Um. I can see why you would not implement these using XSL for several
reasons, but because of the declarative syntax? I would (rashly) claim 
you are confusing things

 > 1) The Irish Parliamentary Debate record is 3.5 GB of XML. We publish
 > this to HTML and Folio Views. Part of the publishing process is to
 > take each speakers name, pass it through a normalizer and look up
 > the speakers C.V. in a MySQL database. The C.V. details become part
 > of the generated HTML/FOLIO. The original XML is never changes
 > because it is quasi-legal material.

this is a good example. you wouldn't do this today in XSL, but what
about it could not be expressed in the syntax? If this was all in an
Oracle context, you might well use "id(@name)" to get the speaker CV,
and have Oracle worry about how to get hold of it.

 > 2) The PricewaterhouseCoopers manual of accounting is approximately
 > 15,000 interlinked HTML pages. Part of the down-translation from
 > XML is to create a "faked" collapsible table of contents to appear
 > in a HTML frame. This, combined with some dense Javascript creates
 > the "illusion" of a collapsible/expandable table of contents using
 > IE 4/5.

again, what is Python buying you over XSL? your work is being done in
embedded Javascript, which is the same with whatever generator

 > 3) The Financial Information Database is 1.5 GB of XML published
 > to winhelp, mediaviews, folio 3, folio 4, HTML and Lotus Notes. Part
 > of the publishing process is to grab product details from the XML,
 > root around in the filesystem for an Installshield template,
 > modify the template, invoke Installshield and generate
 > distributable media for the product.

ok, now you are talking dirty. I'll take this one as a good non-XSL
application

 > 4) A pre-publishing QA suite performs "fake" transformations
 > on XML documents in batch mode. It examines the result for
 > anomalies and sends e-mail to the nominated person if anything
 > worrying turns up.

I cannot quite visualize what these checks are, so I'll pass on that

 > 5) 0.5 GB of accounting rules and regulations marked up in
 > XML contain extensive cross-references to Irish and English
 > legislation. As part of the publishing process, a
 > database of known anchors is assembled as a first pass.
 > In the second publishing pass, non-resolvable links are removed.
 > The result is that for a client in the UK, the links
 > to UK legislation work and the links to Irish legislation
 > have disappeared. For a client in Ireland, the situation
 > is reversed.

not sure where this differs from 1) and 2) in terms of complexity

 > 6) An XML micro-document based publishing architecture
 > is based on a rack mounted network of pentium PCs
 > running Linux. Downtranslation of gigabytes of XML
 > from a shared network drive is distributed across all
 > processors based on configuration information stored
 > in a XML based publishing control system.[1]
I'd say this irrelevant to the subject; its not an example of document 
transformation is appropriate or inappropriate for XSL

 > I can see places in all six systems above where XTL
 > can save me time and money but it will never replace
 > Python 
I might agree, but your examples don't altogether convince me

 > (and I don't think the designers intended it to --
 > especially since a turing complete escape hatch in the
 > original XSL hit the showers a long time ago).

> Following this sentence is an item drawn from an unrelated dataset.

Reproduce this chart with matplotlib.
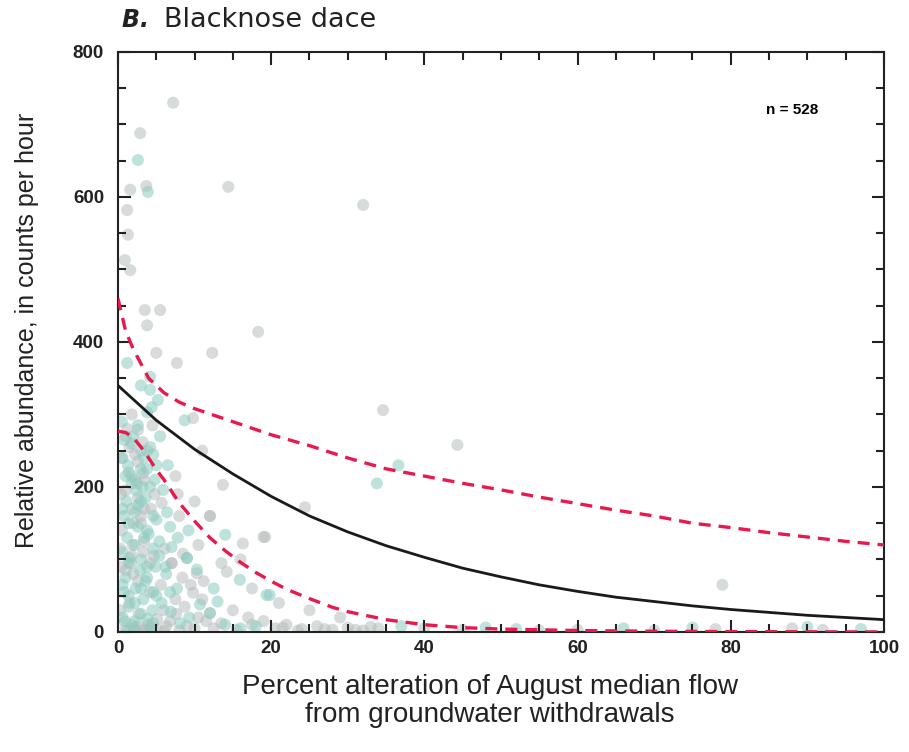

the extension facility provides something. not the world, I agree

 > A pure exercise in "systems programming"
 > for self confessed engineers like me. However, it is stuff like
 > this that differentiates products in the marketplace either in
 > terms of features or speed to market.
Your applications seem to relate chiefly to scale and to speed, rather 
than features; therefore its an implementation question, not one of 
declarative syntax. XSL is not, after all, a `product', but a
specification which a product may implement.

Don't get me wrong, I am not trying to back myself into a corner as an
"XSL-fits-all" weeny. Still just curious.